The vocabulary chosen for the night is sharply specific. The Arabic word litaskunū derives from the root sukūn. While translations often render this broadly as "rest," the root does not primarily mean comfort or sleep. It means absolute stillness, the halting of motion, and profound physical immobility. Al-Tabari (d. 923) reads the verse as positioning the night as an encompassing cover—a designated domain where the relentless striving of the waking hours is brought to a necessary halt. Al-Qurtubi (d. 1273) adds that this stillness is universally imposed, settling over the natural world so bodies can recover from their exhaustion. The text treats the darkness not as an empty span of hours, but as a boundary that commands movement to cease.
This immobility is immediately contrasted with the character of daylight. The verse does not simply state that the day is bright; it calls the day mubṣiran, a word translating directly to "seeing" or "giving sight." Al-Razi (d. 1210) points out the striking rhetorical shift in this phrasing. By attributing the act of seeing to the day itself, the language transfers the sensory experience of the observer directly to the environment. The daylight does not just allow for vision; it actively demands it, pulling the human form out of stillness and into engagement.
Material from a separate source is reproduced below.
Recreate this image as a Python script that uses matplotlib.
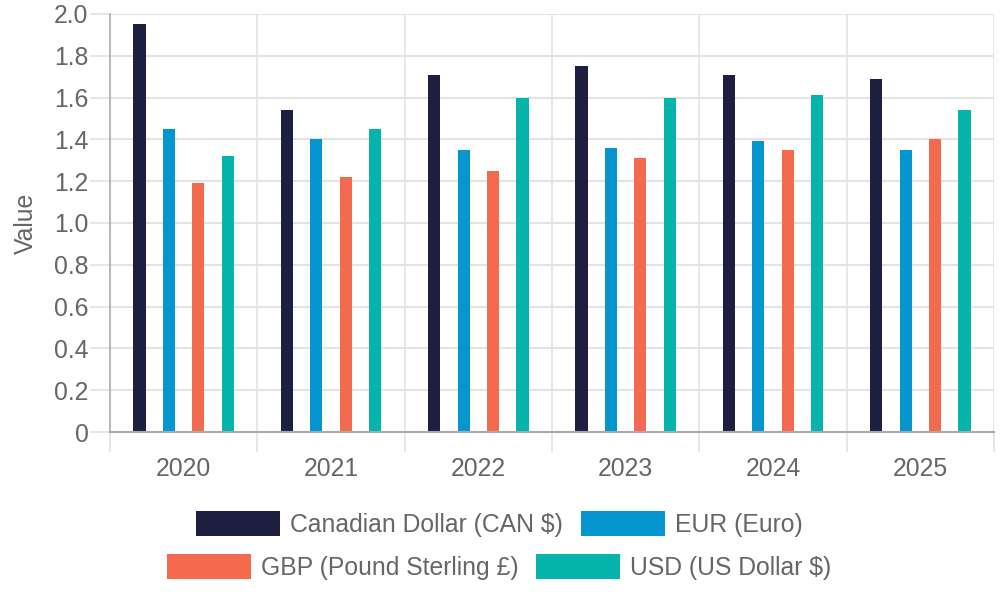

The architecture of the verse places two opposing states of being side by side. On one side is sukūn, the deep cessation of physical motion commanded by the dark. On the other is the sharp arrival of vision and striving demanded by the light. The text isolates the function of each phase, presenting the night as the absolute agent of immobility and the day as the agent of sight.
The Connection
The Quran describes the night not as an empty span of time, but as an environment built specifically to enforce sukūn—the absolute cessation of physical motion and the day as the time to engage in the activities that require sight. In just the past four decades, science has come to describe the onset of darkness as the specific trigger for the circadian pacemaker to mandate systemic physiological stillness and the day as a time for metabolic action and sensory engagement.